** Data section **
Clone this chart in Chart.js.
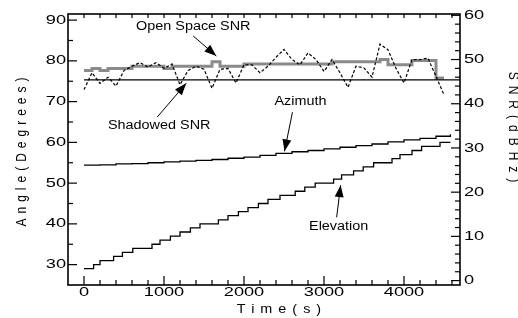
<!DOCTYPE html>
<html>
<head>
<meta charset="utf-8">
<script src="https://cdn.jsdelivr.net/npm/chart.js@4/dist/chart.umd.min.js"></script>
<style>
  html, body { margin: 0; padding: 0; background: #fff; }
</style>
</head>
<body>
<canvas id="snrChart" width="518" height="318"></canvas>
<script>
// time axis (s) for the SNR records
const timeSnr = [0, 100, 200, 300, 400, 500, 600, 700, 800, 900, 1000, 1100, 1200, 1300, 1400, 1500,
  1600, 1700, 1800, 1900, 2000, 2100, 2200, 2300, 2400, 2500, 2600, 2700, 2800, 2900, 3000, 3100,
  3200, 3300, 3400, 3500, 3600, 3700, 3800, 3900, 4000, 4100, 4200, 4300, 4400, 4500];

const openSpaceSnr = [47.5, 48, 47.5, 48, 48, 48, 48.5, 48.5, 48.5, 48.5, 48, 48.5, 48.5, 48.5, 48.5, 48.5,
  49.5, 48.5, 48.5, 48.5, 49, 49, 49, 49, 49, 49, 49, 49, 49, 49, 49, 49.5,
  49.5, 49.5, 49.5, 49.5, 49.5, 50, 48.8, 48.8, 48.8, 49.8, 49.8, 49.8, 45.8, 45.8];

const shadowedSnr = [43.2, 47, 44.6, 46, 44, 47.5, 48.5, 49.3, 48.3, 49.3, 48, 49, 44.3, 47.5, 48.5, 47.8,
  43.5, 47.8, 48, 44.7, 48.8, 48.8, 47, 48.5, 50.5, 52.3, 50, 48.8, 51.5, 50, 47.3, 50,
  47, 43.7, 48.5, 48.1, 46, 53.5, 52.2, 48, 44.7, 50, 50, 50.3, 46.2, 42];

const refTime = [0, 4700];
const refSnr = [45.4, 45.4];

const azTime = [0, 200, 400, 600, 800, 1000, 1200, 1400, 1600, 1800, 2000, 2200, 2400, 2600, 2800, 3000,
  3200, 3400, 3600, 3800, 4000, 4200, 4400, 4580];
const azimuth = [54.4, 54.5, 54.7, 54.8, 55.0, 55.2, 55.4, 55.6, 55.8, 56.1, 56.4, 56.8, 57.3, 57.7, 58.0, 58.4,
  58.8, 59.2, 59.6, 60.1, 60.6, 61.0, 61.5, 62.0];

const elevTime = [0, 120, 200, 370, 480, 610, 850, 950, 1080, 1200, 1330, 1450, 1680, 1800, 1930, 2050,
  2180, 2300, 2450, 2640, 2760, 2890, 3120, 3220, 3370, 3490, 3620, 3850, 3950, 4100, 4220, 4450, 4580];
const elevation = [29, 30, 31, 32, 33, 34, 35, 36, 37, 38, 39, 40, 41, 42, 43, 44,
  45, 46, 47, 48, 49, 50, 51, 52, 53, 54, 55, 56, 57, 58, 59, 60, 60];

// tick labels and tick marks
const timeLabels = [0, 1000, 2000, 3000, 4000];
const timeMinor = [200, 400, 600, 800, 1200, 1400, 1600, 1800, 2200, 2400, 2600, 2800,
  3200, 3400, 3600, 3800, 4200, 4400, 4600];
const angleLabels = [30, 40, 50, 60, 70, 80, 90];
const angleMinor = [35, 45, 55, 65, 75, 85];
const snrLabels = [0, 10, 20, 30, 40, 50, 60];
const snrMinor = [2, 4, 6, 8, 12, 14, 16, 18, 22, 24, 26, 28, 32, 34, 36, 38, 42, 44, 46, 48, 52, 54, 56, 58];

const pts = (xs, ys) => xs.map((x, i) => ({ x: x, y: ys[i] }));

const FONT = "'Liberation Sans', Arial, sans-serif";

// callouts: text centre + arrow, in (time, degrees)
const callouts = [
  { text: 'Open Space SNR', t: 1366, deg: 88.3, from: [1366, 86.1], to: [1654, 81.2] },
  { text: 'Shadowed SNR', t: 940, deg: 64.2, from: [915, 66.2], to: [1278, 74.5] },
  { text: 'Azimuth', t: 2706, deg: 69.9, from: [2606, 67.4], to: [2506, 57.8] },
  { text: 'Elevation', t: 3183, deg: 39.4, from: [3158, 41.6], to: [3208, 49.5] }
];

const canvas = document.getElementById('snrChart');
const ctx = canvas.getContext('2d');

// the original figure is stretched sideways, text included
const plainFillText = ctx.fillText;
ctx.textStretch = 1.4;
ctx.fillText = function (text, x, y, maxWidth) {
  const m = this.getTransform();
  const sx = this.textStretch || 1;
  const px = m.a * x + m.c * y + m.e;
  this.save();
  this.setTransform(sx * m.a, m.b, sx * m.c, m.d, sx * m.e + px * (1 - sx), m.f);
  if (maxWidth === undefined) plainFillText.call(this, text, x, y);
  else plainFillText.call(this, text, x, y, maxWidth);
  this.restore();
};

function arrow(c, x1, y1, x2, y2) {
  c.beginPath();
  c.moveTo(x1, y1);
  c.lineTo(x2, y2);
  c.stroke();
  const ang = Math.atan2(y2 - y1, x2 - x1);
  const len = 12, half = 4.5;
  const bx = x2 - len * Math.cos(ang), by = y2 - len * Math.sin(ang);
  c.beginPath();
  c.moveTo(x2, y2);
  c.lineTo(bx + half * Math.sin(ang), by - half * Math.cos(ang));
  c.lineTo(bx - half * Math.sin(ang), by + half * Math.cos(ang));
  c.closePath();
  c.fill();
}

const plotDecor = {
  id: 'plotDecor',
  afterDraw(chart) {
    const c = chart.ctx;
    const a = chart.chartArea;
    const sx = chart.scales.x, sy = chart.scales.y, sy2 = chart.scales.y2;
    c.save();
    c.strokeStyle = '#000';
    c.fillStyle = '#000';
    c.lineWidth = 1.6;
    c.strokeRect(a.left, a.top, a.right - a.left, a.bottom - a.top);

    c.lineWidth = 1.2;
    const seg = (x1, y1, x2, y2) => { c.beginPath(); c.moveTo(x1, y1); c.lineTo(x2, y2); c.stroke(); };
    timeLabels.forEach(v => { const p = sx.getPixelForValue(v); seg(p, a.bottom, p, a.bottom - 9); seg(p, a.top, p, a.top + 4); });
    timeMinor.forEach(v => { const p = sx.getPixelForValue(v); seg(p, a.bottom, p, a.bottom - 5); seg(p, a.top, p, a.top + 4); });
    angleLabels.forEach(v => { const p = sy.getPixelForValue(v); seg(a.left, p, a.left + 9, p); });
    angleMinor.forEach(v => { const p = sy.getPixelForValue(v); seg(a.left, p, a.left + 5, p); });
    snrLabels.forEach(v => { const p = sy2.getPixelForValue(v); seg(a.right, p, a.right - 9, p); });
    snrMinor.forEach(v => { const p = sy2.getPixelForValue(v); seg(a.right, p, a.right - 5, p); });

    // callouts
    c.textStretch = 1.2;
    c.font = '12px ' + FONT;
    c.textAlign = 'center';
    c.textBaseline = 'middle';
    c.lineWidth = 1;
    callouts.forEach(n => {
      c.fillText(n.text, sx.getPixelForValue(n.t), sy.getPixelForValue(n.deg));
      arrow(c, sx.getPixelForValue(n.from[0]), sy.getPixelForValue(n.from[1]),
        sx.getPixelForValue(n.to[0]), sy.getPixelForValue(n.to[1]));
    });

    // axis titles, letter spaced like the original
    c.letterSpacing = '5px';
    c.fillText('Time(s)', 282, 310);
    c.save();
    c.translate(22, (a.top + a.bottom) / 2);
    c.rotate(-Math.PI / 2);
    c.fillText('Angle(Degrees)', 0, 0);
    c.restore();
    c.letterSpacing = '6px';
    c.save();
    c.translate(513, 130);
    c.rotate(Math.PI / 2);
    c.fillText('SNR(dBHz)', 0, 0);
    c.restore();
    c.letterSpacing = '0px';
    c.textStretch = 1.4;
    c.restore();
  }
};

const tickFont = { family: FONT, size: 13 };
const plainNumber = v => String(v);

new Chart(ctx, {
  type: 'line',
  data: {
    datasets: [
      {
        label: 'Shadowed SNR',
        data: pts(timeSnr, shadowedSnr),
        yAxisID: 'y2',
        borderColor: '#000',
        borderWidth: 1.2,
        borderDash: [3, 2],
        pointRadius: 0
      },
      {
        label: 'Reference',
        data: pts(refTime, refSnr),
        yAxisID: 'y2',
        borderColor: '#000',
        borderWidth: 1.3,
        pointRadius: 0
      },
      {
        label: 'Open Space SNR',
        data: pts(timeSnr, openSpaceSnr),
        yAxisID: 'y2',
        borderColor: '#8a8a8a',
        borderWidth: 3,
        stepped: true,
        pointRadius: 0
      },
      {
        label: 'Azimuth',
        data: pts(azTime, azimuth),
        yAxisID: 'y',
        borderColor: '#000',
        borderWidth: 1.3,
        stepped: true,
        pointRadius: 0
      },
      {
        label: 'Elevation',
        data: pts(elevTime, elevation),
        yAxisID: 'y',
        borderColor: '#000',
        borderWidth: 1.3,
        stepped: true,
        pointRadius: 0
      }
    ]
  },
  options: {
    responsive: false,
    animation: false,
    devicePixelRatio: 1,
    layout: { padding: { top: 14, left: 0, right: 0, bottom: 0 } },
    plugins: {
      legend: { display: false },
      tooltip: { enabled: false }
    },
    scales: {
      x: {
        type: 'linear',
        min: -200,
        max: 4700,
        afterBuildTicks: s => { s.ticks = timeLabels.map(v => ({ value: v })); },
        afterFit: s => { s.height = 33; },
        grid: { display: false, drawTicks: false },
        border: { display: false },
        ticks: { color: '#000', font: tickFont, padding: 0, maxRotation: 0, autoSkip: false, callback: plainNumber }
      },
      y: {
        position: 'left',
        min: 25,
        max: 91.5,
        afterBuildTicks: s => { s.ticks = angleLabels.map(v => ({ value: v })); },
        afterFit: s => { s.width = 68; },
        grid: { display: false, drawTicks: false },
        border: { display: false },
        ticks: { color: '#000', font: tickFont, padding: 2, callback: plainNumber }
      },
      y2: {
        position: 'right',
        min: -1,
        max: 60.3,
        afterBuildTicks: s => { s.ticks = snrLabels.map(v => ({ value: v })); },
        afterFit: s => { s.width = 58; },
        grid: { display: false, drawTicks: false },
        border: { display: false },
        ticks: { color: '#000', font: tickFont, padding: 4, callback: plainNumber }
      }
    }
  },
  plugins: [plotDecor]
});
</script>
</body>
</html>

** Required task **
Write down every line from the opening of the listing to the line with "49.8, 45.8, 45.8];", both included, and nothing else; the pictures are omitted.

** Task answer **
Clone this chart in Chart.js.
<!DOCTYPE html>
<html>
<head>
<meta charset="utf-8">
<script src="https://cdn.jsdelivr.net/npm/chart.js@4/dist/chart.umd.min.js"></script>
<style>
  html, body { margin: 0; padding: 0; background: #fff; }
</style>
</head>
<body>
<canvas id="snrChart" width="518" height="318"></canvas>
<script>
// time axis (s) for the SNR records
const timeSnr = [0, 100, 200, 300, 400, 500, 600, 700, 800, 900, 1000, 1100, 1200, 1300, 1400, 1500,
  1600, 1700, 1800, 1900, 2000, 2100, 2200, 2300, 2400, 2500, 2600, 2700, 2800, 2900, 3000, 3100,
  3200, 3300, 3400, 3500, 3600, 3700, 3800, 3900, 4000, 4100, 4200, 4300, 4400, 4500];

const openSpaceSnr = [47.5, 48, 47.5, 48, 48, 48, 48.5, 48.5, 48.5, 48.5, 48, 48.5, 48.5, 48.5, 48.5, 48.5,
  49.5, 48.5, 48.5, 48.5, 49, 49, 49, 49, 49, 49, 49, 49, 49, 49, 49, 49.5,
  49.5, 49.5, 49.5, 49.5, 49.5, 50, 48.8, 48.8, 48.8, 49.8, 49.8, 49.8, 45.8, 45.8];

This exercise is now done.